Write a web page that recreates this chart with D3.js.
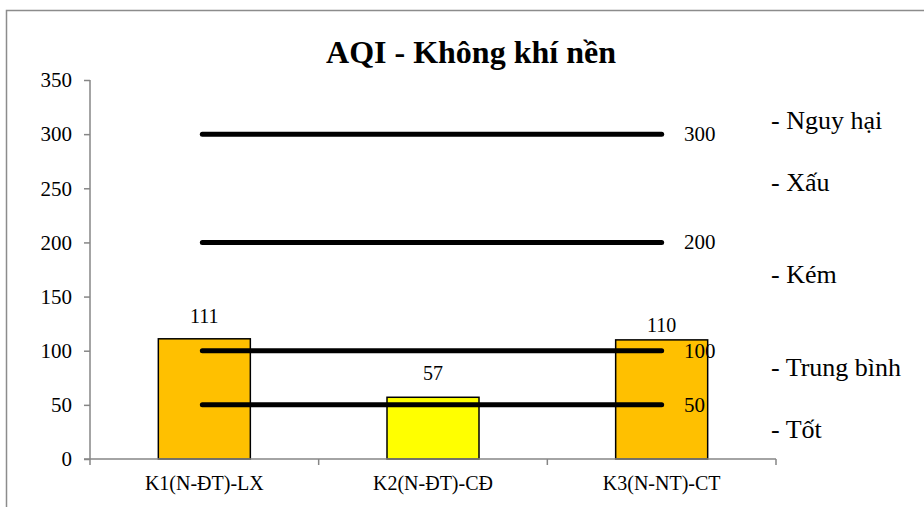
<!DOCTYPE html>
<html>
<head>
<meta charset="utf-8">
<script src="https://cdn.jsdelivr.net/npm/d3@7/dist/d3.min.js"></script>
<style>
  html, body { margin: 0; padding: 0; background: #fff; }
  svg { display: block; }
  text { font-family: "Liberation Serif", "Times New Roman", serif; fill: #000; }
</style>
</head>
<body>
<svg id="chart" width="924" height="507"></svg>
<script>
// Stations and their AQI values
const stations = ["K1(N-ĐT)-LX", "K2(N-ĐT)-CĐ", "K3(N-NT)-CT"];
const aqiValues = [111, 57, 110];
const barColors = ["#FFC000", "#FFFF00", "#FFC000"];

// AQI threshold levels drawn as horizontal reference lines
const thresholds = [300, 200, 100, 50];

// Category names listed at the right
const levelNames = ["- Nguy hại", "- Xấu", "- Kém", "- Trung bình", "- Tốt"];

const yTicks = [0, 50, 100, 150, 200, 250, 300, 350];

const svg = d3.select("#chart");
const plot = { left: 90, right: 776, top: 80, bottom: 459 };
const serif = "'Liberation Serif', 'Times New Roman', serif";

// Outer frame
svg.append("path")
  .attr("d", "M6.5,507 L6.5,10.5 L924,10.5")
  .attr("fill", "none")
  .attr("stroke", "#8c8c8c")
  .attr("stroke-width", 1.5);

const x = d3.scaleBand()
  .domain(stations)
  .range([plot.left, plot.right])
  .padding(0);

const y = d3.scaleLinear()
  .domain([0, 350])
  .range([plot.bottom, plot.top]);

const cx = s => x(s) + x.bandwidth() / 2;

// Title
svg.append("text")
  .attr("x", 471)
  .attr("y", 63)
  .attr("text-anchor", "middle")
  .style("font-size", "32px")
  .style("font-weight", "bold")
  .text("AQI - Không khí nền");

// Bars
const barW = 92;
svg.selectAll("rect.bar")
  .data(aqiValues)
  .join("rect")
  .attr("class", "bar")
  .attr("x", (d, i) => cx(stations[i]) - barW / 2)
  .attr("y", d => y(d))
  .attr("width", barW)
  .attr("height", d => y(0) - y(d))
  .attr("fill", (d, i) => barColors[i])
  .attr("stroke", "#000")
  .attr("stroke-width", 1.5);

// Value labels above bars
const labelGap = [16, 17, 8];
svg.selectAll("text.val")
  .data(aqiValues)
  .join("text")
  .attr("class", "val")
  .attr("x", (d, i) => cx(stations[i]))
  .attr("y", (d, i) => y(d) - labelGap[i])
  .attr("text-anchor", "middle")
  .style("font-size", "20px")
  .text(d => d);

// Threshold lines spanning from first to last station centre
const lx0 = cx(stations[0]) - 2;
const lx1 = cx(stations[stations.length - 1]);
svg.selectAll("line.thr")
  .data(thresholds)
  .join("line")
  .attr("class", "thr")
  .attr("x1", lx0)
  .attr("x2", lx1)
  .attr("y1", d => y(d))
  .attr("y2", d => y(d))
  .attr("stroke", "#000")
  .attr("stroke-width", 5)
  .attr("stroke-linecap", "round");

svg.selectAll("text.thr")
  .data(thresholds)
  .join("text")
  .attr("class", "thr")
  .attr("x", 684)
  .attr("y", d => y(d) + 7)
  .style("font-size", "21px")
  .text(d => d);

// Level names, baseline positions in pixels
const levelY = [129, 191, 283, 376, 438];
svg.selectAll("text.level")
  .data(levelNames)
  .join("text")
  .attr("class", "level")
  .attr("x", 771)
  .attr("y", (d, i) => levelY[i])
  .style("font-size", "26px")
  .text(d => d);

// Y axis
const gy = svg.append("g")
  .attr("transform", `translate(${plot.left},0)`)
  .call(d3.axisLeft(y).tickValues(yTicks).tickSize(6).tickPadding(12));
gy.attr("font-family", serif).attr("font-size", 21);
gy.select(".domain")
  .attr("stroke", "#868686").attr("stroke-width", 1.5)
  .attr("d", `M0,${plot.top}V${plot.bottom}`);
gy.selectAll(".tick line").attr("stroke", "#868686").attr("stroke-width", 1.5);
gy.selectAll(".tick text")
  .style("font-family", serif)
  .style("font-size", "21px")
  .attr("fill", "#000");

// X axis with boundary ticks between categories
const gx = svg.append("g").attr("transform", `translate(0,${plot.bottom})`);
gx.append("line")
  .attr("x1", plot.left - 6)
  .attr("x2", plot.right)
  .attr("stroke", "#868686")
  .attr("stroke-width", 1.5);
const bounds = stations.map(s => x(s)).concat([x(stations[2]) + x.bandwidth()]);
gx.selectAll("line.bt")
  .data(bounds)
  .join("line")
  .attr("class", "bt")
  .attr("x1", d => d).attr("x2", d => d)
  .attr("y1", 0).attr("y2", 6)
  .attr("stroke", "#868686")
  .attr("stroke-width", 1.5);
gx.selectAll("text.cat")
  .data(stations)
  .join("text")
  .attr("class", "cat")
  .attr("x", d => cx(d))
  .attr("y", 31)
  .attr("text-anchor", "middle")
  .style("font-size", "20px")
  .text(d => d);
</script>
</body>
</html>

::::::::::

• **Instructions for the task**: Every line containing the string "with" must be listed.

• **Task response**:
Write a web page that recreates this chart with D3.js.
// X axis with boundary ticks between categories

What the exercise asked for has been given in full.